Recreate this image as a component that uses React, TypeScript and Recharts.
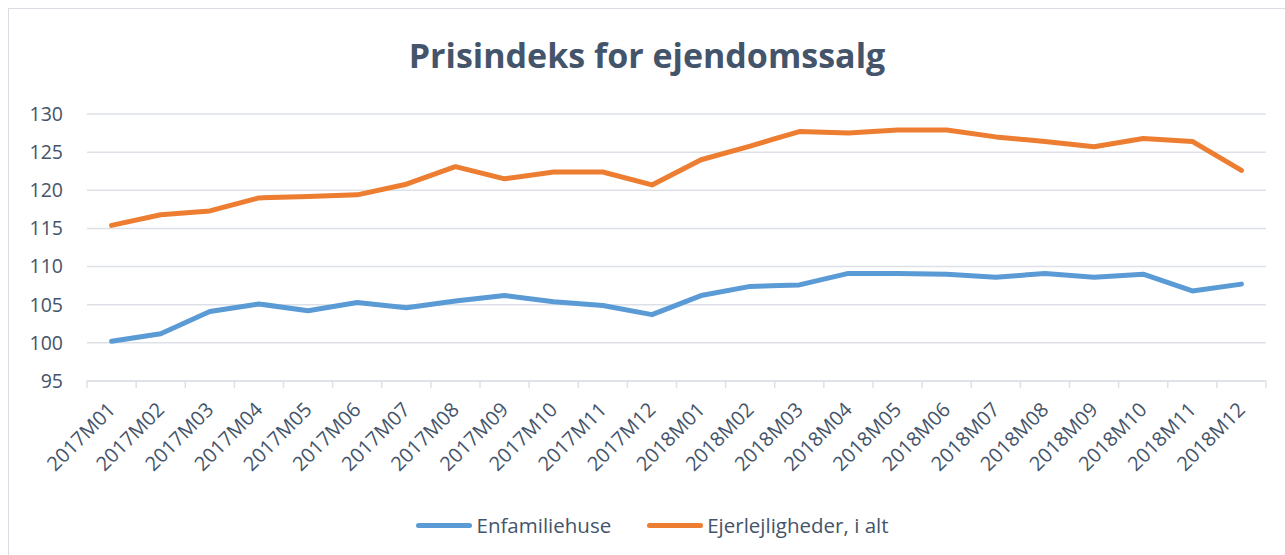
import { LineChart, Line, XAxis, YAxis, CartesianGrid, Legend } from "recharts";

const months = [
  "2017M01", "2017M02", "2017M03", "2017M04", "2017M05", "2017M06",
  "2017M07", "2017M08", "2017M09", "2017M10", "2017M11", "2017M12",
  "2018M01", "2018M02", "2018M03", "2018M04", "2018M05", "2018M06",
  "2018M07", "2018M08", "2018M09", "2018M10", "2018M11", "2018M12",
];

const enfamiliehuse = [
  100.2, 101.2, 104.1, 105.1, 104.2, 105.3, 104.6, 105.5, 106.2, 105.4, 104.9, 103.7,
  106.2, 107.4, 107.6, 109.1, 109.1, 109.0, 108.6, 109.1, 108.6, 109.0, 106.8, 107.7,
];

const ejerlejligheder = [
  115.4, 116.8, 117.3, 119.0, 119.2, 119.4, 120.8, 123.1, 121.5, 122.4, 122.4, 120.7,
  124.0, 125.8, 127.7, 127.5, 127.9, 127.9, 127.0, 126.4, 125.7, 126.8, 126.4, 122.6,
];

const seriesNames = ["Enfamiliehuse", "Ejerlejligheder, i alt"];
const yTicks = [95, 100, 105, 110, 115, 120, 125, 130];

const data = months.map((m, i) => ({
  month: m,
  [seriesNames[0]]: enfamiliehuse[i],
  [seriesNames[1]]: ejerlejligheder[i],
}));

const W = 1276;
const H = 546;
const margin = { top: 105, right: 19, bottom: 20, left: 8 };
const yAxisWidth = 70;
const plotWidth = W - margin.left - margin.right - yAxisWidth;
const half = plotWidth / months.length / 2;

const textColor = "#44546a";
const gridColor = "#dde1e7";
const font = "'Open Sans', Lato, sans-serif";

function MonthTick(props: any) {
  const { x, y, payload, index } = props;
  const ax = x + 5;
  const ay = y + 30;
  return (
    <g>
      <line x1={x - half} y1={y} x2={x - half} y2={y + 7} stroke={gridColor} strokeWidth={1.5} />
      {index === months.length - 1 && (
        <line x1={x + half} y1={y} x2={x + half} y2={y + 7} stroke={gridColor} strokeWidth={1.5} />
      )}
      <text
        x={ax}
        y={ay}
        textAnchor="end"
        fill={textColor}
        fontSize={20}
        fontFamily={font}
        transform={`rotate(-45, ${ax}, ${ay})`}
      >
        {payload.value}
      </text>
    </g>
  );
}

function renderLegend(props: any) {
  const payload = [...(props.payload || [])].sort(
    (a: any, b: any) => seriesNames.indexOf(a.value) - seriesNames.indexOf(b.value)
  );
  return (
    <div style={{ display: "flex", justifyContent: "center", alignItems: "center", paddingLeft: 58 }}>
      {payload.map((entry: any) => (
        <div key={entry.value} style={{ display: "flex", alignItems: "center", marginRight: 36 }}>
          <div style={{ width: 56, height: 5, borderRadius: 3, background: entry.color, marginRight: 4 }} />
          <span style={{ fontFamily: font, fontSize: 20.5, color: textColor }}>{entry.value}</span>
        </div>
      ))}
    </div>
  );
}

export default function App() {
  return (
    <div
      style={{
        position: "fixed",
        left: 8,
        top: 8,
        width: 1276,
        height: 547,
        borderLeft: "1px solid #d9dde3",
        borderTop: "1px solid #d9dde3",
        background: "#fff",
      }}
    >
      <div
        style={{
          position: "absolute",
          top: 24,
          left: 0,
          width: 1276,
          textAlign: "center",
          fontFamily: font,
          fontWeight: 700,
          fontSize: 34,
          lineHeight: "44px",
          color: textColor,
        }}
      >
        Prisindeks for ejendomssalg
      </div>
      <LineChart width={W} height={H} data={data} margin={margin}>
        <CartesianGrid vertical={false} stroke={gridColor} strokeWidth={1.5} />
        <XAxis
          dataKey="month"
          interval={0}
          padding={{ left: half, right: half }}
          height={130}
          tickSize={0}
          tickMargin={0}
          tickLine={false}
          axisLine={{ stroke: gridColor, strokeWidth: 1.5 }}
          tick={<MonthTick />}
        />
        <YAxis
          domain={[95, 130]}
          ticks={yTicks}
          width={yAxisWidth}
          axisLine={false}
          tickLine={false}
          tickSize={0}
          tickMargin={24}
          tick={{ fill: textColor, fontSize: 19.5, fontFamily: font }}
        />
        <Legend verticalAlign="bottom" height={24} content={renderLegend} />
        <Line
          dataKey={seriesNames[0]}
          stroke="#5b9bd5"
          strokeWidth={5}
          dot={false}
          strokeLinecap="round"
          strokeLinejoin="round"
          isAnimationActive={false}
        />
        <Line
          dataKey={seriesNames[1]}
          stroke="#ed7d31"
          strokeWidth={5}
          dot={false}
          strokeLinecap="round"
          strokeLinejoin="round"
          isAnimationActive={false}
        />
      </LineChart>
    </div>
  );
}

• REQUIREMENTS
Quote, exactly and only, the lines from the first line of the data above through the line containing "const half = plotWidth / months.length / 2;". The pictures do not belong in it.

• EXERCISE OUTPUT
Recreate this image as a component that uses React, TypeScript and Recharts.
import { LineChart, Line, XAxis, YAxis, CartesianGrid, Legend } from "recharts";

const months = [
  "2017M01", "2017M02", "2017M03", "2017M04", "2017M05", "2017M06",
  "2017M07", "2017M08", "2017M09", "2017M10", "2017M11", "2017M12",
  "2018M01", "2018M02", "2018M03", "2018M04", "2018M05", "2018M06",
  "2018M07", "2018M08", "2018M09", "2018M10", "2018M11", "2018M12",
];

const enfamiliehuse = [
  100.2, 101.2, 104.1, 105.1, 104.2, 105.3, 104.6, 105.5, 106.2, 105.4, 104.9, 103.7,
  106.2, 107.4, 107.6, 109.1, 109.1, 109.0, 108.6, 109.1, 108.6, 109.0, 106.8, 107.7,
];

const ejerlejligheder = [
  115.4, 116.8, 117.3, 119.0, 119.2, 119.4, 120.8, 123.1, 121.5, 122.4, 122.4, 120.7,
  124.0, 125.8, 127.7, 127.5, 127.9, 127.9, 127.0, 126.4, 125.7, 126.8, 126.4, 122.6,
];

const seriesNames = ["Enfamiliehuse", "Ejerlejligheder, i alt"];
const yTicks = [95, 100, 105, 110, 115, 120, 125, 130];

const data = months.map((m, i) => ({
  month: m,
  [seriesNames[0]]: enfamiliehuse[i],
  [seriesNames[1]]: ejerlejligheder[i],
}));

const W = 1276;
const H = 546;
const margin = { top: 105, right: 19, bottom: 20, left: 8 };
const yAxisWidth = 70;
const plotWidth = W - margin.left - margin.right - yAxisWidth;
const half = plotWidth / months.length / 2;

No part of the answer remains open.